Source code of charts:
====

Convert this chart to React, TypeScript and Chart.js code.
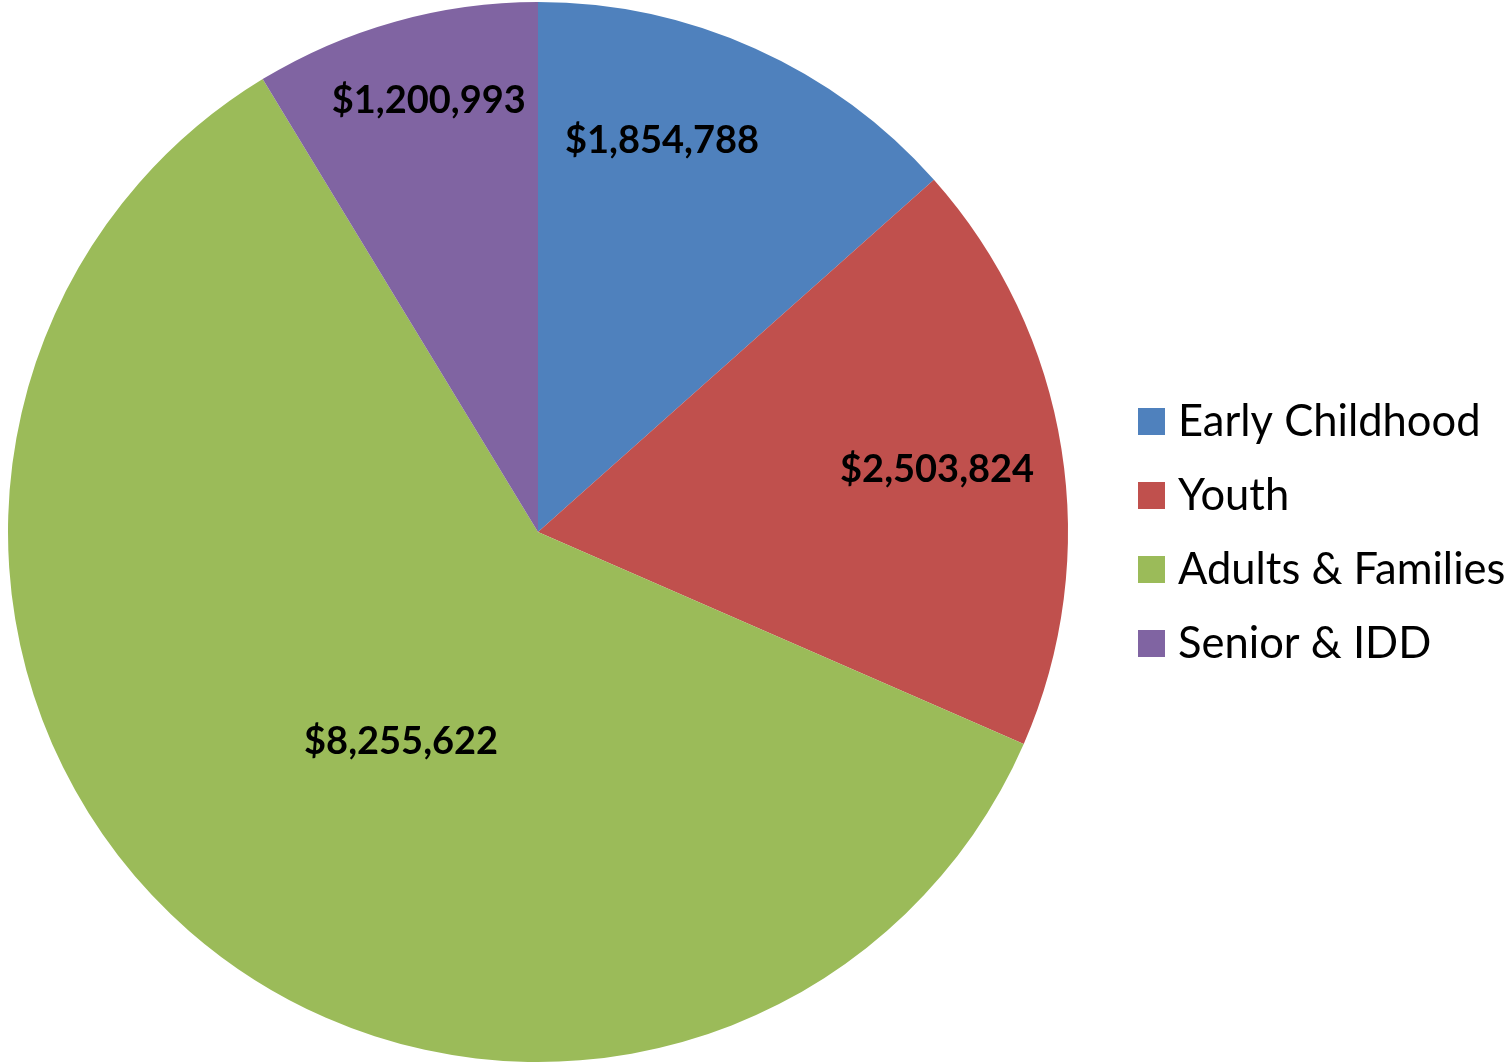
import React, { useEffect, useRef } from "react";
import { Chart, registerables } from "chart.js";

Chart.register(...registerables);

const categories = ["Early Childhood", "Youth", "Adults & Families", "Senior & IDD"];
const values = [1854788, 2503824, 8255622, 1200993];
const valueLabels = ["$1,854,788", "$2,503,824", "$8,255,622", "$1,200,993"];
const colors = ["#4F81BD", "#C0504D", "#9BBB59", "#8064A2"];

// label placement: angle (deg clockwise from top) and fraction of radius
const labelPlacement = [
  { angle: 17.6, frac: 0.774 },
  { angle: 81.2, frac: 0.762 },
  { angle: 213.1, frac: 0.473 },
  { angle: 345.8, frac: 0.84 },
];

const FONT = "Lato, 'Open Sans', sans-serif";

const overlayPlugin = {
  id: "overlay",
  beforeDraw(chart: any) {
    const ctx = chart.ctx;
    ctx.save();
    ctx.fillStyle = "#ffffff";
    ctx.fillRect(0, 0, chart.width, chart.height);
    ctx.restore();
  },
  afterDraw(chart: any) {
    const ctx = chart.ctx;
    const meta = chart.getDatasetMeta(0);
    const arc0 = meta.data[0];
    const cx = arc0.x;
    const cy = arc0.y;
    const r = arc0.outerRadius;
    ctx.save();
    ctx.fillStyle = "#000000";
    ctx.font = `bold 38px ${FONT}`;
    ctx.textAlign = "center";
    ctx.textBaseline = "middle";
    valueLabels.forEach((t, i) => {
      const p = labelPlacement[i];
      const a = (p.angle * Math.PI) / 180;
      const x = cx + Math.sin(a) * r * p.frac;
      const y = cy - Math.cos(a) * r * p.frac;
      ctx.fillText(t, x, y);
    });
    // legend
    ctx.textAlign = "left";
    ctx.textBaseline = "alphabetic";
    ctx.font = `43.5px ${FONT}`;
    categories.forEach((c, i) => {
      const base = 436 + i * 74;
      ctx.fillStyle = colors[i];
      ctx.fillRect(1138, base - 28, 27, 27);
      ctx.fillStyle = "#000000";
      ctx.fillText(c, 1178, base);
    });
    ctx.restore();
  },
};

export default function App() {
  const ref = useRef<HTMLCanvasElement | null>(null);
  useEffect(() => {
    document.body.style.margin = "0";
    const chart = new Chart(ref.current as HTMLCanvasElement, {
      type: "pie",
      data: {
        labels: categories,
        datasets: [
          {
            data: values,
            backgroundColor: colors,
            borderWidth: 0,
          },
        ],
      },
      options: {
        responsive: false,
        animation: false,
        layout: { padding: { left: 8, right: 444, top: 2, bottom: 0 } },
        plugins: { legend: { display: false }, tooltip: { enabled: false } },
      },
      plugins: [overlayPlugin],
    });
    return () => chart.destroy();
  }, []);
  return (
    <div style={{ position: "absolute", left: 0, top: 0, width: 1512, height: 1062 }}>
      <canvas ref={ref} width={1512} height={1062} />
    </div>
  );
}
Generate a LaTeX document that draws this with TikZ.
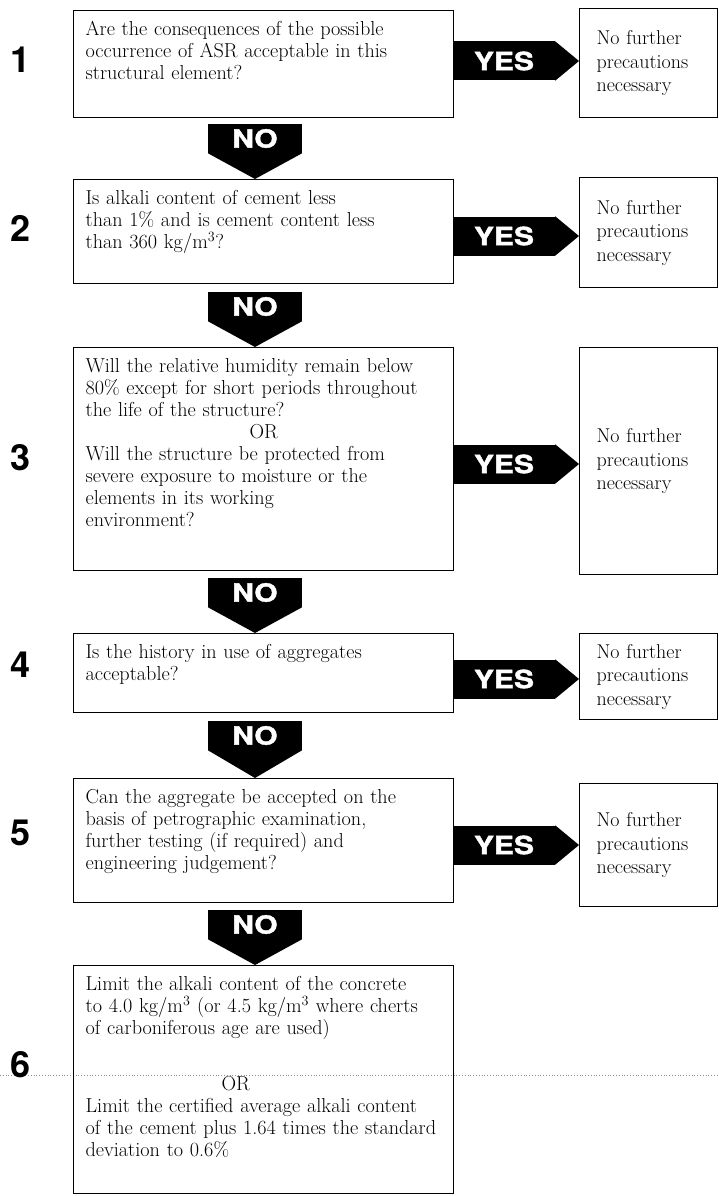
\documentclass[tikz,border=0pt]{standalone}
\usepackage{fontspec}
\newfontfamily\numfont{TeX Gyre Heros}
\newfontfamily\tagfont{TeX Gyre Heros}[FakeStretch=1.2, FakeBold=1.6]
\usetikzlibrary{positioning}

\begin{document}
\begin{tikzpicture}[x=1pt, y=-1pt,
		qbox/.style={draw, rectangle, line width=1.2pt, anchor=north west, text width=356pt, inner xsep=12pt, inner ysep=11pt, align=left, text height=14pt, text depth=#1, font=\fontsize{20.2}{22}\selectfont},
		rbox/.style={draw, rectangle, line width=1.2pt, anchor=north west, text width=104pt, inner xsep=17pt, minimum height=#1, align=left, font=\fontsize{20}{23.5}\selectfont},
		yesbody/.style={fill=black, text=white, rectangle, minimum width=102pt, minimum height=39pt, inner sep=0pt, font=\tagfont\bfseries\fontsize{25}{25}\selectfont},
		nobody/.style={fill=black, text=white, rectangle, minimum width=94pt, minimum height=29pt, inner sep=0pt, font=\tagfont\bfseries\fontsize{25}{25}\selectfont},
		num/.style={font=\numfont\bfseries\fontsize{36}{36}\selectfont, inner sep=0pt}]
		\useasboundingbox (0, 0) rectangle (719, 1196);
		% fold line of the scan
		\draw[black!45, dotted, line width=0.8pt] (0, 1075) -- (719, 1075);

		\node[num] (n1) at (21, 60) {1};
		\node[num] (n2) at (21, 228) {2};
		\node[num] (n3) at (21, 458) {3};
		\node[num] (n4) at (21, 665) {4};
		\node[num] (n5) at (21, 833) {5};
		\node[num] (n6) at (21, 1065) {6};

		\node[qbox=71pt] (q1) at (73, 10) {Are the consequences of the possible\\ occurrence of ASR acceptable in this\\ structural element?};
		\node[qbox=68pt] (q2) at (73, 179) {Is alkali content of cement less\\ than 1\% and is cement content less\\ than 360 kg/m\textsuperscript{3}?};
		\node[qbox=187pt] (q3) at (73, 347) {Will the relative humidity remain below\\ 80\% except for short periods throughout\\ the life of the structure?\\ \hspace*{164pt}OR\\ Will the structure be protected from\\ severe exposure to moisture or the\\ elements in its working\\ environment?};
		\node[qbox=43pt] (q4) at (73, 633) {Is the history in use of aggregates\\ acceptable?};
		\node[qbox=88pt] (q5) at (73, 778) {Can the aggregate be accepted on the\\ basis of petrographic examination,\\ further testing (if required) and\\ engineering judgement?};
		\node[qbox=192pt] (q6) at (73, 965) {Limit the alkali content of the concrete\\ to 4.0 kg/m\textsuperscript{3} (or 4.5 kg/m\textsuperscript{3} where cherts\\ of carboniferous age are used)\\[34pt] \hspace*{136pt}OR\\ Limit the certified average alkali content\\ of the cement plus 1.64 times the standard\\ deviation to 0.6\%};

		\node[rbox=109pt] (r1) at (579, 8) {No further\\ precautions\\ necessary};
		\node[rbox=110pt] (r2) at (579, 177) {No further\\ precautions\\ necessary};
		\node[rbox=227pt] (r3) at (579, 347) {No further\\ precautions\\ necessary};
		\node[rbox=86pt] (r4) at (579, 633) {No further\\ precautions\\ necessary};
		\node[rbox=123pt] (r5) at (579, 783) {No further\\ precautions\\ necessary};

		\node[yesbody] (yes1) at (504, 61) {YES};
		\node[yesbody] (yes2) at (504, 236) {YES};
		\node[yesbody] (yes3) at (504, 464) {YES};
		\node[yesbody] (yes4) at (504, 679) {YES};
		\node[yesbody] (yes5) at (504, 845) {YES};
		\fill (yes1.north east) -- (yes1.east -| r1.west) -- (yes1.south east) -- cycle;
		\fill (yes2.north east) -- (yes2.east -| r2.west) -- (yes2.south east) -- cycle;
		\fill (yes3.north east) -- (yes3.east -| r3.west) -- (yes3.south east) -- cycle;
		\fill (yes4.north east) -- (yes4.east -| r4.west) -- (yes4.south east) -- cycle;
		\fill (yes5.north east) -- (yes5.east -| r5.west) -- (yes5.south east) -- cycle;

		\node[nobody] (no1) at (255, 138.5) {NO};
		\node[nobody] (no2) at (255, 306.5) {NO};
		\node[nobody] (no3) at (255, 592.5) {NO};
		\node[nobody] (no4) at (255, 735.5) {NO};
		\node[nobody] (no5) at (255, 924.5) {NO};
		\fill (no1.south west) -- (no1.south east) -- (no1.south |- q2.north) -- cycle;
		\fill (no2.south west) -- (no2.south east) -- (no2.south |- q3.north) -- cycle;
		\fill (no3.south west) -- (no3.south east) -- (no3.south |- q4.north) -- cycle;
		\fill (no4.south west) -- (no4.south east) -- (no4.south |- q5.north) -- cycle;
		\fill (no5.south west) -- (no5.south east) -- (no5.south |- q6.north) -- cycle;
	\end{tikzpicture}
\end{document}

====

- [What is being asked]:
Repeat the lines between those holding "Generate a LaTeX" and "at (21, 1065)", inclusive. Pictures stay out.

- [Solution below]:
Generate a LaTeX document that draws this with TikZ.
\documentclass[tikz,border=0pt]{standalone}
\usepackage{fontspec}
\newfontfamily\numfont{TeX Gyre Heros}
\newfontfamily\tagfont{TeX Gyre Heros}[FakeStretch=1.2, FakeBold=1.6]
\usetikzlibrary{positioning}

\begin{document}
\begin{tikzpicture}[x=1pt, y=-1pt,
		qbox/.style={draw, rectangle, line width=1.2pt, anchor=north west, text width=356pt, inner xsep=12pt, inner ysep=11pt, align=left, text height=14pt, text depth=#1, font=\fontsize{20.2}{22}\selectfont},
		rbox/.style={draw, rectangle, line width=1.2pt, anchor=north west, text width=104pt, inner xsep=17pt, minimum height=#1, align=left, font=\fontsize{20}{23.5}\selectfont},
		yesbody/.style={fill=black, text=white, rectangle, minimum width=102pt, minimum height=39pt, inner sep=0pt, font=\tagfont\bfseries\fontsize{25}{25}\selectfont},
		nobody/.style={fill=black, text=white, rectangle, minimum width=94pt, minimum height=29pt, inner sep=0pt, font=\tagfont\bfseries\fontsize{25}{25}\selectfont},
		num/.style={font=\numfont\bfseries\fontsize{36}{36}\selectfont, inner sep=0pt}]
		\useasboundingbox (0, 0) rectangle (719, 1196);
		% fold line of the scan
		\draw[black!45, dotted, line width=0.8pt] (0, 1075) -- (719, 1075);

		\node[num] (n1) at (21, 60) {1};
		\node[num] (n2) at (21, 228) {2};
		\node[num] (n3) at (21, 458) {3};
		\node[num] (n4) at (21, 665) {4};
		\node[num] (n5) at (21, 833) {5};
		\node[num] (n6) at (21, 1065) {6};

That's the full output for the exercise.